Andriesse, Emmy - Beeldroman
Emmy Andriesse (1914-1953) became the photographer of the occupied city when she captured the fight for survival in Amsterdam during the hunger winter. Andriesse photographed the wear and tear by literally zooming in on worn-out shoes, the collection of coal, wood and food, and the faces drawn from lack of food.
The reportage yielded the iconic photo of the little boy with his pan on his way to the soup kitchen. But the reportage by Emmy Andriesse is more than a historical document of Amsterdam.
It evokes images of the condition of cities in wartime, of the circumstances in which people are thrown back on the most direct relationships of connectedness, but also those in which isolation can be of decisive importance and the law of the strongest becomes applicable.

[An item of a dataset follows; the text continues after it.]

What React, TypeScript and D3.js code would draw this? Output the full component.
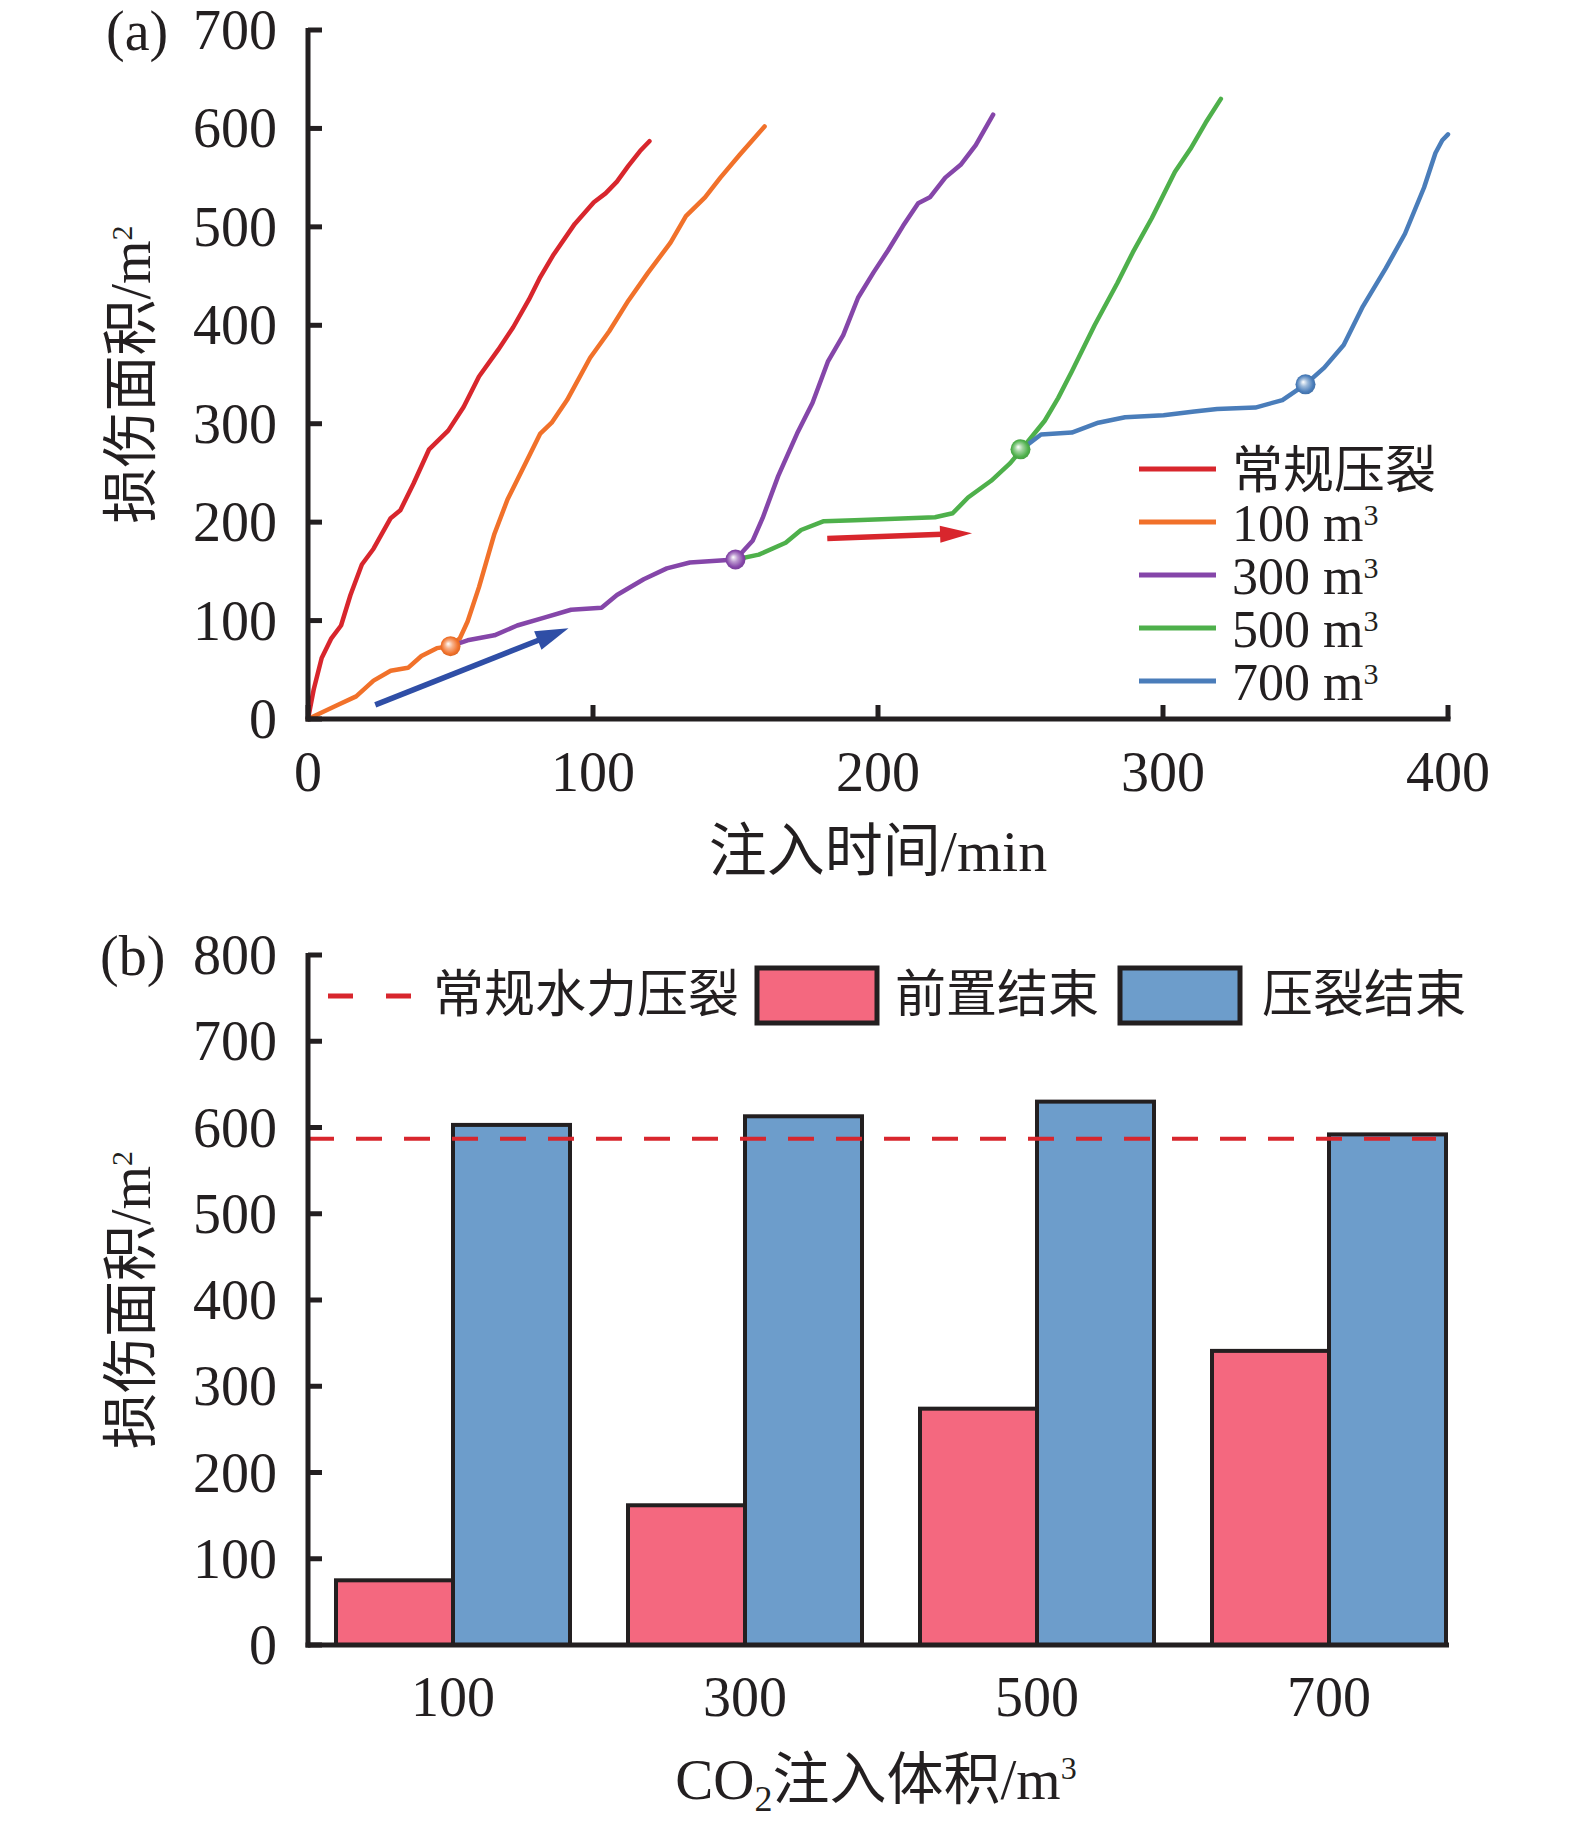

Photography plays an ambiguous role in thinking about heroism. Photographers provide the images that fill in abstract notions about heroism - famous is Robert Capa's photograph of the dying revolutionary soldier during the Spanish Civil War (1936-1939). It was at this time that committed photographers went to the front to capture the heroism of battle. In the wake of that, the photographer could also become a hero. The war photographer got the image of an adrenaline junkie who does not allow emotions. After all, the cliché says that it is impossible to focus with a gaze clouded by tears. The archetypical war photographer Capa stepped on a mine and died in harness. A real, somewhat reckless, hero.